The Legend of Detroit’s Quintessential Biker BarThe shiny, chrome allure of the Stonehouse Bar, one of the country’s top motorcyclist haunts

I know very little about biker culture, except that it has a style I wish I could more easily embrace: Being leather-clad, having beefy forearms, revving my engine without feeling like a fraud. Motorcycle-life feels both dangerous and liberating, somewhere between kicking down a door a la Walker, Texas Ranger and running away from my problems in fairly badass capacity.

The closest I’ve ever come to being a motorcycle-enthusiast is when I bought a tangerine-colored moped on a whim last year after a series of fairly heavy disappointing life-blows. It wasn’t even a Vespa—it was a knockoff version that could barely hit 40 miles per hour—but in that moment, it felt like a crucial (if slow) move toward autonomy. My family did not approve.

When the moped was stolen five nights later from in front of my house in New Orleans, I was phased, but not surprised. Instead, I took it as a sign and bought a pair of roller skates on Craigslist.

Despite that fact both thieves and family members have conspired against it, my interest in the quasi-Hell’s Angels way of life has remained, though now in a form where I fit more naturally: perched at a biker-friendly bar.

Pound-for-pound, one of the best biker bars in the country is Stonehouse Bar in Detroit, where a multifaceted legacy—General store! Brothel! Mob clubhouse!—makes it a perfectly storied haunt.

Founded in the 1860s as a sundries shop, the building’s rocky, alabaster-hued exterior lends the bar its name: It is, quite literally, a two-story farmhouse made out of stone. (Depending on the season, it’s highly likely a carpeting of vines might be blanketing one side of the house like a leafy fur coat.) Rows of slick chrome choppers stand at attention out front, their owners nursing whiskey under the watchful eye of the bar’s resident stuffed buffalo head inside. The space and people feel heavy with stories, and bikers come to gather and swap them from miles around.

“It classifies as an independent biker bar in here, but really it’s more than that,” says Amanda Lee, a bartender who conducts history tours of the space. “Bikers come and sit at the rail right next to a businessman and listen to a band play blues on the weekend. Different bike clubs usually don’t get along, but they do in here.”
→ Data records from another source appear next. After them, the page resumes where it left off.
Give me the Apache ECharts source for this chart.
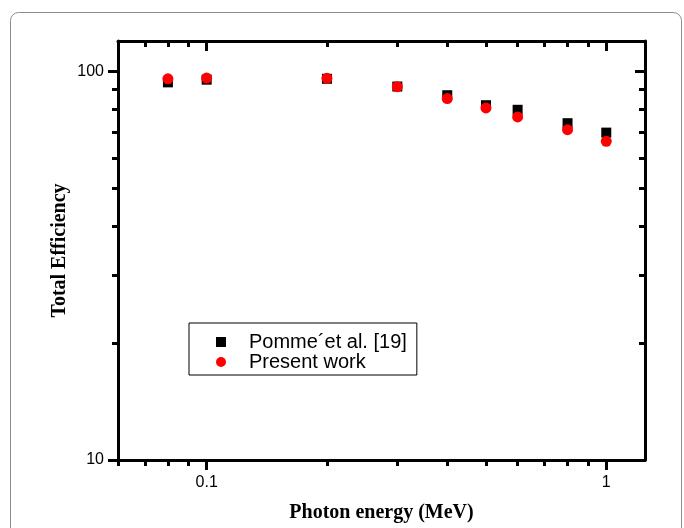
<!DOCTYPE html>
<html>
<head>
<meta charset="utf-8">
<script src="https://cdn.jsdelivr.net/npm/echarts@6/dist/echarts.min.js"></script>
<style>
html,body{margin:0;padding:0;background:#fff;}
#chart{width:684px;height:528px;}
</style>
</head>
<body>
<div id="chart"></div>
<script>
// Data
var energies = [0.08, 0.1, 0.2, 0.3, 0.4, 0.5, 0.6, 0.8, 1.0];
var pommeValues = [93.9, 95.4, 95.9, 91.6, 87.0, 82.0, 79.8, 73.7, 69.7];
var presentValues = [95.9, 96.3, 96.2, 91.5, 85.3, 80.7, 76.5, 70.9, 66.2];
var seriesNames = ['Pomme\u00B4et al. [19]', 'Present work'];
var xMajorTicks = [0.1, 1];
var xMinorTicks = [0.06, 0.07, 0.08, 0.09, 0.2, 0.3, 0.4, 0.5, 0.6, 0.7, 0.8, 0.9];
var yMajorTicks = [10, 100];
var yMinorTicks = [20, 30, 40, 50, 60, 70, 80, 90];
var xRange = [0.06, 1.25];
var yRange = [10, 120];

function pairs(xs, ys) {
  return xs.map(function (x, i) { return [x, ys[i]]; });
}
function fmt(v) { return String(+Number(v).toPrecision(6)); }

var gridRect = { left: 118, right: 39, top: 41, bottom: 68 };
var lineStyle = { color: '#000', width: 3 };
var labelFont = { fontFamily: 'Liberation Sans, Arial, sans-serif', fontSize: 16, color: '#000' };

function xAxisDef(gridIndex, position, ticks, isMajor, showLine, showLabel, inside) {
  return {
    type: 'log', logBase: 10, gridIndex: gridIndex, position: position,
    min: xRange[0], max: xRange[1],
    axisLine: { show: showLine, onZero: false, lineStyle: lineStyle },
    axisTick: { show: true, inside: inside, length: isMajor ? 10 : 6, customValues: ticks, lineStyle: { color: '#000', width: 3 } },
    axisLabel: showLabel ? Object.assign({ show: true, margin: 15, customValues: ticks, formatter: fmt }, labelFont) : { show: false },
    splitLine: { show: false },
    minorTick: { show: false },
    name: showLabel ? 'Photon energy (MeV)' : '',
    nameLocation: 'middle',
    nameGap: 43,
    nameMoveOverlap: false,
    nameTextStyle: { fontFamily: 'Liberation Serif, Times New Roman, serif', fontWeight: 'bold', fontSize: 20, color: '#000' }
  };
}
function yAxisDef(gridIndex, position, ticks, isMajor, showLine, showLabel, inside) {
  return {
    type: 'log', logBase: 10, gridIndex: gridIndex, position: position,
    min: yRange[0], max: yRange[1],
    axisLine: { show: showLine, onZero: false, lineStyle: lineStyle },
    axisTick: { show: true, inside: inside, length: isMajor ? 10 : 6, customValues: ticks, lineStyle: { color: '#000', width: 3 } },
    axisLabel: showLabel ? Object.assign({ show: true, margin: 14, customValues: ticks, formatter: fmt }, labelFont) : { show: false },
    splitLine: { show: false },
    minorTick: { show: false },
    name: showLabel ? 'Total Efficiency' : '',
    nameLocation: 'middle',
    nameGap: 48,
    nameMoveOverlap: false,
    nameTextStyle: { fontFamily: 'Liberation Serif, Times New Roman, serif', fontWeight: 'bold', fontSize: 20, color: '#000' }
  };
}

var chart = echarts.init(document.getElementById('chart'), null, { renderer: 'canvas' });
chart.setOption({
  animation: false,
  backgroundColor: '#fff',
  graphic: [{
    type: 'rect',
    shape: { x: 10.5, y: 12.5, width: 671, height: 600, r: 8 },
    style: { fill: 'none', stroke: '#8c8c8c', lineWidth: 1 },
    silent: true, z: -10
  }],
  grid: [
    Object.assign({ outerBoundsMode: 'none' }, gridRect),
    Object.assign({ outerBoundsMode: 'none' }, gridRect)
  ],
  xAxis: [
    xAxisDef(0, 'bottom', xMajorTicks, true, true, true, false),
    xAxisDef(0, 'top', xMajorTicks, true, true, false, true),
    xAxisDef(1, 'bottom', xMinorTicks, false, false, false, false),
    xAxisDef(1, 'top', xMinorTicks, false, false, false, true)
  ],
  yAxis: [
    yAxisDef(0, 'left', yMajorTicks, true, true, true, false),
    yAxisDef(0, 'right', yMajorTicks, true, true, false, true),
    yAxisDef(1, 'left', yMinorTicks, false, false, false, false),
    yAxisDef(1, 'right', yMinorTicks, false, false, false, true)
  ],
  legend: {
    orient: 'vertical',
    left: 189, top: 323,
    borderColor: '#000', borderWidth: 1,
    padding: [9, 10, 3, 27],
    itemWidth: 10, itemHeight: 10, itemGap: 0,
    selectedMode: false,
    textStyle: { fontFamily: 'Liberation Sans, Arial, sans-serif', fontSize: 20, lineHeight: 20, color: '#000', padding: [0, 0, 0, 18] },
    data: [
      { name: seriesNames[0], icon: 'rect' },
      { name: seriesNames[1], icon: 'circle' }
    ]
  },
  series: [
    {
      name: seriesNames[0], type: 'scatter', xAxisIndex: 0, yAxisIndex: 0,
      symbol: 'rect', symbolSize: 10,
      itemStyle: { color: '#000', opacity: 1 },
      data: pairs(energies, pommeValues), z: 2
    },
    {
      name: seriesNames[1], type: 'scatter', xAxisIndex: 0, yAxisIndex: 0,
      symbol: 'circle', symbolSize: 11,
      itemStyle: { color: '#ff0000', opacity: 1 },
      data: pairs(energies, presentValues), z: 3
    }
  ]
});
</script>
</body>
</html>
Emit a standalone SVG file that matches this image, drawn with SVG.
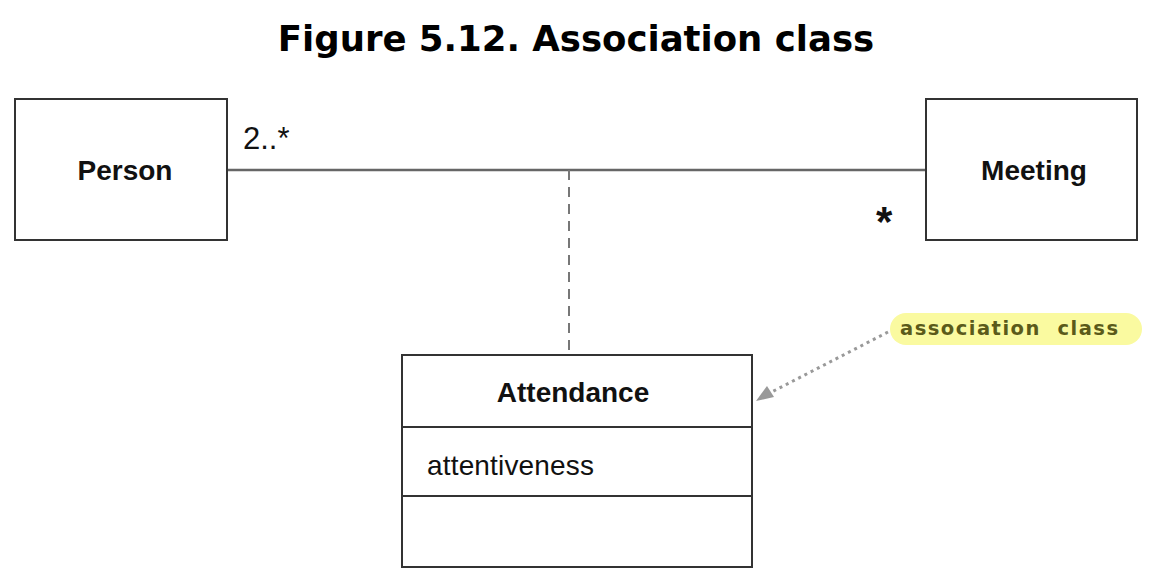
<svg xmlns="http://www.w3.org/2000/svg" width="1174" height="582" viewBox="0 0 1174 582">
<style>
.box{fill:#fff;stroke:#333;stroke-width:2}
.lbl{font-family:"Liberation Sans",Arial,sans-serif;fill:#111}
.b{font-weight:bold}
</style>
<rect width="1174" height="582" fill="#fff"/>
<text x="576" y="51" text-anchor="middle" font-family="DejaVu Sans,Verdana,sans-serif" font-weight="bold" font-size="35.5" fill="#000">Figure 5.12. Association class</text>
<g id="connectors">
<line x1="227" y1="170" x2="926" y2="170" stroke="#666" stroke-width="2.5"/>
<line x1="569" y1="170" x2="569" y2="355" stroke="#777" stroke-width="2" stroke-dasharray="10,7"/>
<line x1="888" y1="332" x2="764" y2="396" stroke="#999" stroke-width="3" stroke-dasharray="3,4"/>
<path d="M756,401 L767,386 L774,397 z" fill="#999"/>
<text class="lbl" x="243" y="149" font-size="31">2..*</text>
<text class="lbl b" x="876" y="236" font-size="42">*</text>
</g>
<g id="person">
<rect class="box" x="15" y="99" width="212" height="141"/>
<text class="lbl b" x="125" y="180" text-anchor="middle" font-size="28">Person</text>
</g>
<g id="meeting">
<rect class="box" x="926" y="99" width="211" height="141"/>
<text class="lbl b" x="1034" y="180" text-anchor="middle" font-size="28">Meeting</text>
</g>
<g id="attendance">
<rect class="box" x="402" y="355" width="350" height="212"/>
<line x1="402" y1="427" x2="752" y2="427" stroke="#333" stroke-width="2"/>
<line x1="402" y1="496" x2="752" y2="496" stroke="#333" stroke-width="2"/>
<text class="lbl b" x="573" y="402" text-anchor="middle" font-size="28">Attendance</text>
<text class="lbl" x="427" y="475" font-size="28" textLength="167">attentiveness</text>
</g>
<g id="note">
<rect x="890" y="313" width="252" height="32" rx="16" fill="#fafaa0"/>
<text x="900" y="335" font-family="DejaVu Sans,Verdana,sans-serif" font-weight="bold" font-size="19.5" fill="#5a5a1a" textLength="218" lengthAdjust="spacing" xml:space="preserve">association  class</text>
</g>
</svg>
Most famously, Stonehouse once served as a hideout for the Purple Gang, a band of hardnosed, Prohibition-era bootleggers and hijackers. According to lore, the group got their name because a shopkeeper once said that they were, “rotten and purple, like the color of bad meat.” Al Capone relied on them to strong arm all of his boozy, Michigan-based needs.

“We were walking around the upstairs at the bar recently, and we found all these holes in the floor of the place that ran down through to the basement,” Lee recalls. “We talked to some folks about it, and figured out it was probably how the Purple Gang dropped money—and other things—they didn’t want the cops to find from there to the basement during raids.”

In the days since gangsters (and accompanying ladies of the night) have vacated the premises, the bar has become well-known for the kind of welcoming atmosphere that makes newcomers feel like old timers and old timers feel like they might just have been born in the place.

Lee was not immune from the draw. “When I walked in for the bar first time, it just felt like, ‘Honey, I’m home.’ As I started to work here, I realized it is one big dysfunctional family. It really is a collection of odd souls.”

This commitment to the strange and familial extends to the bar's 1990s-throwback website, where animated Clipart of Homer Simpson popping out of a beer mug sits next to an in memoriam dedication. A quirky section entitled "The Stonehouse Dictionary" explains some of the bar's key terms, including the definition of cheedle—the dust left on one's fingers after consuming a bag of Cheetos.

“There’s such a legacy. We’re good to people here, and people are good to each other. I think that’s why we still stand. We have a generous pour. I call the regulars and make sure they get home safe. It’s just the kind of place we are.”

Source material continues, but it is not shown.